Карьера идет в гору, я востребован и известен в определённых кругах, получаю самые интересные задания и работаю с лучшей командой, мои снимки публикуются в крупнейших международных издательствах, набирая миллионы просмотров. Все сложилось именно так, как я мечтал и даже лучше, в разы лучше, но ощущение окрыленности и бешеного восторга, присутствующих в начале моего пути, с каждым годом становится достичь все сложнее.
Я не чувствую, что двигаюсь в верном направлении, и это притупляет стремление действовать. Свобода творческого полета в мировом масштабе оказалась такой же глянцевой пустышкой, как и в Москве. Слишком о многом нельзя говорить, слишком много запрещено освещать, слишком часто приходится молчать, когда хочется кричать о наблюдаемой несправедливости на весь мир.
Я всего лишь крошечный винтик в устоявшейся системе, где каждый шаг строго контролируется инструкциями и регламентом. Это не та свобода самореализации, которую я искал. И чем дальше, тем глубже во мне прорастает разочарование.
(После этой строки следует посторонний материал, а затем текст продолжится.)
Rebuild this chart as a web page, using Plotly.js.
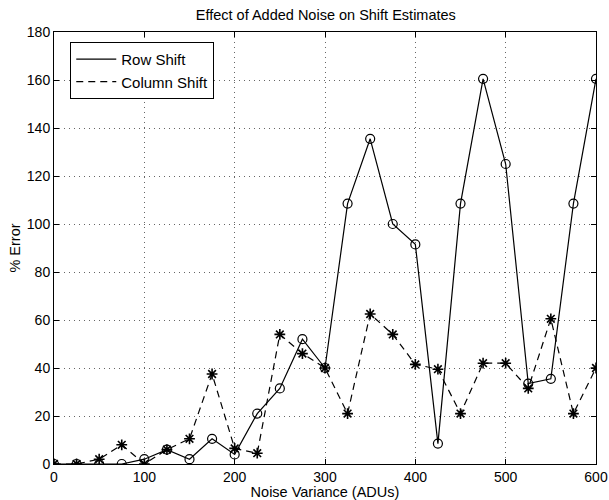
<!DOCTYPE html>
<html><head><meta charset="utf-8">
<script src="https://cdn.plot.ly/plotly-3.0.1.min.js"></script>
<style>body{margin:0;background:#fff}#c{width:609px;height:500px}</style>
</head><body><div id="c"></div>
<script>
const noiseVariance = [0,25,50,75,100,125,150,175,200,225,250,275,300,325,350,375,400,425,450,475,500,525,550,575,600];
const rowShift = [0,0,0,0,2,6,2,10.5,4,21,31.5,52,40,108.5,135.5,100,91.5,8.5,108.5,160.5,125,33.5,35.5,108.5,160.5];
const columnShift = [0,0,2,8,0,6,10.5,37.5,6.5,4.5,54,46,40,21,62.5,54,41.5,39.5,21,42,42,31.5,60.5,21,40];
const xTicks = [0,100,200,300,400,500,600];
const yTicks = [0,20,40,60,80,100,120,140,160,180];

const font = {family: 'Liberation Sans, Arial, sans-serif', color: '#000'};
const traces = [
  {x: noiseVariance, y: rowShift, mode: 'lines', name: 'Row Shift',
   line: {color: '#000', width: 1.2}},
  {x: noiseVariance, y: columnShift, mode: 'lines', name: 'Column Shift',
   line: {color: '#000', width: 1.2, dash: '7px,5px'}},
  {x: noiseVariance, y: rowShift, mode: 'markers', showlegend: false,
   marker: {symbol: 'circle-open', size: 9, color: '#000', line: {width: 1.2, color: '#000'}}},
  {x: noiseVariance, y: columnShift, mode: 'markers', showlegend: false,
   marker: {symbol: 'asterisk-open', size: 9, color: '#000', line: {width: 1.6, color: '#000'}}}
];
const axisCommon = {
  showline: true, linecolor: '#000', linewidth: 1, mirror: 'ticks',
  ticks: 'inside', ticklen: 5, tickcolor: '#000',
  showgrid: true, gridcolor: '#666', griddash: '1px,4px', gridwidth: 1,
  zeroline: false, tickfont: Object.assign({size: 14}, font)
};
const layout = {
  width: 609, height: 500,
  margin: {l: 54, r: 13, t: 32, b: 36},
  paper_bgcolor: '#fff', plot_bgcolor: '#fff',
  title: {text: 'Effect of Added Noise on Shift Estimates', font: Object.assign({size: 14.5}, font),
          x: 0.535, xanchor: 'center', y: 0.97, yanchor: 'middle'},
  xaxis: Object.assign({}, axisCommon, {range: [0, 600], tickvals: xTicks, ticktext: xTicks.map(String),
    title: {text: 'Noise Variance (ADUs)', font: Object.assign({size: 14.5}, font), standoff: 0}}),
  yaxis: Object.assign({}, axisCommon, {range: [0, 180], tickvals: yTicks, ticktext: yTicks.map(String),
    title: {text: '% Error', font: Object.assign({size: 14.5}, font), standoff: 2}}),
  showlegend: true,
  legend: {x: 0.03, y: 0.977, xanchor: 'left', yanchor: 'top', bgcolor: '#fff',
    bordercolor: '#000', borderwidth: 1, font: Object.assign({size: 15}, font),
    tracegroupgap: 0, itemwidth: 40}
};
Plotly.newPlot('c', traces, layout, {displayModeBar: false, staticPlot: true});
</script></body></html>
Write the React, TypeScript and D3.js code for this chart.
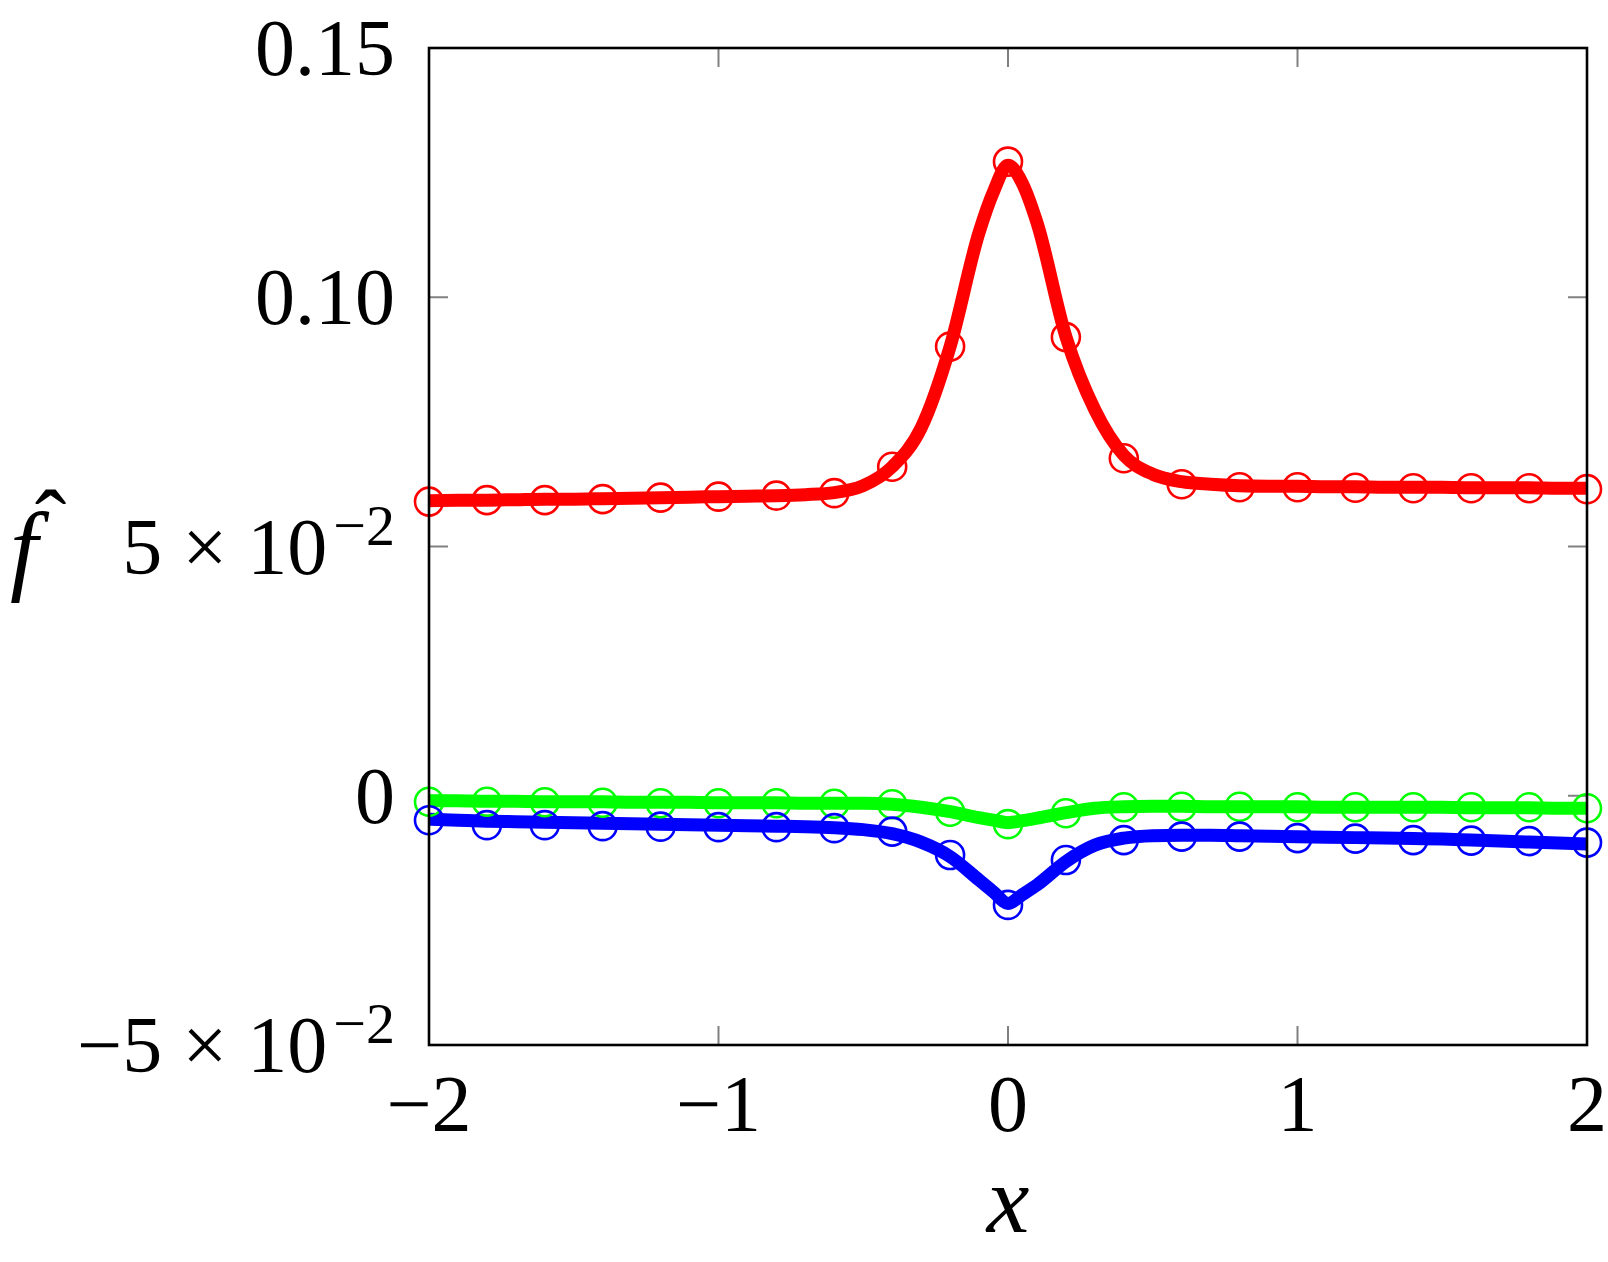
import * as d3 from 'd3';

// x grid for the markers and for the (denser) solid lines
const markerX = [-2, -1.8, -1.6, -1.4, -1.2, -1, -0.8, -0.6, -0.4, -0.2, 0, 0.2, 0.4, 0.6, 0.8, 1, 1.2, 1.4, 1.6, 1.8, 2];
const lineX = [
  -2, -1.9, -1.8, -1.7, -1.6, -1.5, -1.4, -1.3, -1.2, -1.1, -1, -0.9, -0.8, -0.7, -0.6, -0.5, -0.4, -0.3, -0.2, -0.1,
  -0.05, 0, 0.05, 0.1, 0.2, 0.3, 0.4, 0.5, 0.6, 0.7, 0.8, 0.9, 1, 1.1, 1.2, 1.3, 1.4, 1.5, 1.6, 1.7, 1.8, 1.9, 2,
];

const redLine = [
  0.0592, 0.0593, 0.0593, 0.0594, 0.0595, 0.0595, 0.0596, 0.0597, 0.0598, 0.0599, 0.06, 0.0601, 0.0602, 0.0604, 0.0608,
  0.0622, 0.066, 0.0738, 0.0901, 0.113, 0.1212, 0.1265, 0.1228, 0.115, 0.0921, 0.0774, 0.0683, 0.0645, 0.063, 0.0625,
  0.0622, 0.0621, 0.0621, 0.062, 0.062, 0.0619, 0.0619, 0.0619, 0.0618, 0.0618, 0.0618, 0.0617, 0.0617,
];
const greenLine = [
  -0.001, -0.001, -0.0011, -0.0011, -0.0012, -0.0012, -0.0012, -0.0013, -0.0013, -0.0013, -0.0014, -0.0014, -0.0014,
  -0.0015, -0.0015, -0.0015, -0.0017, -0.0023, -0.0032, -0.0044, -0.0049, -0.0054, -0.005, -0.0045, -0.0034, -0.0025,
  -0.0022, -0.0021, -0.0021, -0.0022, -0.0022, -0.0022, -0.0022, -0.0023, -0.0023, -0.0023, -0.0023, -0.0023, -0.0024,
  -0.0024, -0.0024, -0.0025, -0.0025,
];
const blueLine = [
  -0.0047, -0.0049, -0.0051, -0.0052, -0.0053, -0.0054, -0.0055, -0.0056, -0.0057, -0.0058, -0.0059, -0.006, -0.0061,
  -0.0062, -0.0064, -0.0068, -0.0076, -0.0093, -0.0122, -0.0169, -0.0193, -0.0216, -0.0198, -0.0179, -0.0132, -0.0099,
  -0.0085, -0.008, -0.0079, -0.0079, -0.008, -0.0081, -0.0082, -0.0083, -0.0084, -0.0085, -0.0086, -0.0087, -0.0089,
  -0.0091, -0.0093, -0.0095, -0.0097,
];

const redMarkers = [
  0.059, 0.0593, 0.0593, 0.0595, 0.0598, 0.06, 0.0602, 0.0607, 0.066, 0.0901, 0.1272, 0.092, 0.0677, 0.0625, 0.0619,
  0.0619, 0.0618, 0.0617, 0.0617, 0.0617, 0.0615,
];
const greenMarkers = [
  -0.0012, -0.0012, -0.0013, -0.0014, -0.0015, -0.0015, -0.0015, -0.0016, -0.0017, -0.0032, -0.0057, -0.0035, -0.0023,
  -0.0022, -0.0022, -0.0023, -0.0023, -0.0023, -0.0023, -0.0023, -0.0025,
];
const blueMarkers = [
  -0.0049, -0.0059, -0.0059, -0.0061, -0.0062, -0.0063, -0.0063, -0.0065, -0.0072, -0.0119, -0.0219, -0.0129, -0.0089,
  -0.0082, -0.0082, -0.0085, -0.0086, -0.0089, -0.009, -0.0091, -0.0094,
];

const xTicks = [-2, -1, 0, 1, 2];
const xTickLabels = ['\u22122', '\u22121', '0', '1', '2'];
const yTicks = [0.15, 0.1, 0.05, 0, -0.05];
const yTickBase = ['0.15', '0.10', '5 \u00d7 10', '0', '\u22125 \u00d7 10'];
const yTickExp = ['', '', '\u22122', '', '\u22122'];

const W = 1608;
const H = 1262;
const left = 429;
const right = 1587;
const top = 48;
const bottom = 1045;
const font = '"Liberation Serif", "Times New Roman", serif';

export default function App() {
  const x = d3.scaleLinear().domain([-2, 2]).range([left, right]);
  const y = d3.scaleLinear().domain([-0.05, 0.15]).range([bottom, top]);

  const line = d3
    .line<number>()
    .x((_, i) => x(lineX[i]))
    .y((d) => y(d))
    .curve(d3.curveMonotoneX);

  const series = [
    { color: '#ff0000', line: redLine, markers: redMarkers },
    { color: '#00ff00', line: greenLine, markers: greenMarkers },
    { color: '#0000ff', line: blueLine, markers: blueMarkers },
  ];

  const tickLen = 19;
  const tickColor = '#808080';

  return (
    <svg
      width={W}
      height={H}
      style={{ position: 'absolute', left: 0, top: 0, background: '#fff' }}
      fontFamily={font}
    >
      {/* ticks, inward on all four sides */}
      <g stroke={tickColor} strokeWidth={2}>
        {xTicks.map((t) => (
          <g key={'x' + t}>
            <line x1={x(t)} x2={x(t)} y1={bottom} y2={bottom - tickLen} />
            <line x1={x(t)} x2={x(t)} y1={top} y2={top + tickLen} />
          </g>
        ))}
        {yTicks.map((t) => (
          <g key={'y' + t}>
            <line x1={left} x2={left + tickLen} y1={y(t)} y2={y(t)} />
            <line x1={right} x2={right - tickLen} y1={y(t)} y2={y(t)} />
          </g>
        ))}
      </g>

      {series.map((s) => (
        <path
          key={'l' + s.color}
          d={line(s.line) || ''}
          fill="none"
          stroke={s.color}
          strokeWidth={13}
          strokeLinecap="butt"
          strokeLinejoin="miter"
        />
      ))}
      {series.map((s) =>
        s.markers.map((v, i) => (
          <circle
            key={s.color + i}
            cx={x(markerX[i])}
            cy={y(v)}
            r={14}
            fill="none"
            stroke={s.color}
            strokeWidth={2.6}
          />
        ))
      )}

      <rect
        x={left}
        y={top}
        width={right - left}
        height={bottom - top}
        fill="none"
        stroke="#000"
        strokeWidth={2.6}
      />

      {xTicks.map((t, i) => (
        <text key={'xt' + t} x={x(t)} y={1131} fontSize={80} textAnchor="middle" fill="#000">
          {xTickLabels[i]}
        </text>
      ))}
      {yTicks.map((t, i) => (
        <text key={'yt' + t} x={395} y={y(t) + 27} fontSize={80} textAnchor="end" fill="#000">
          {yTickBase[i]}
          {yTickExp[i] && (
            <tspan fontSize={58} dy={-29} dx={6}>
              {yTickExp[i]}
            </tspan>
          )}
        </text>
      ))}

      <text x={1008} y={1232} fontSize={96} fontStyle="italic" textAnchor="middle" fill="#000">
        x
      </text>
      {/* y label: f with a hat */}
      <text x={10} y={582} fontSize={100} fontStyle="italic" fill="#000">
        f
        <tspan fontStyle="normal" fontSize={95} dx={-3} dy={-26}>
          {'\u02c6'}
        </tspan>
      </text>
    </svg>
  );
}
Люк говорил, что я постепенно приближаюсь к стадии выгорания, свойственной многим творческим людям, и заверял, что после начнется новый подъем и всплеск энергии. Надо просто переждать и не утонуть в депрессивных мыслях. Не рубить с горяча и делать то, что умею лучше многих.
Где он сейчас со своими мудрыми советами? Смогут ли французские спецслужбы вернуть его и Рауля в Париж?
– Странно, что никто из твоих родственников не приехал тебя навестить, – озадачивается Кира, вырывая меня из состояния глубокой задумчивости.
– Я попросил им не сообщать. Зачем зря нервировать близких? Для них я в Париже, занимаюсь подготовкой к выставке.
– Зря нервировать? – возмущенно вспыхивает Баженова. – Макс, ты получил серьезные ранения и едва не погиб. Это не какая-то мелкая неприятность! Ты не должен сейчас быть один. Тебе нужда поддержка и забота родных.
– У меня всё в порядке, Кир, – твердо отрезаю я. – Чувствую себя гораздо лучше. Шрамы срастутся, а это… – рефлекторно касаюсь марлевой повязки на правой стороне лица. – Это уберут.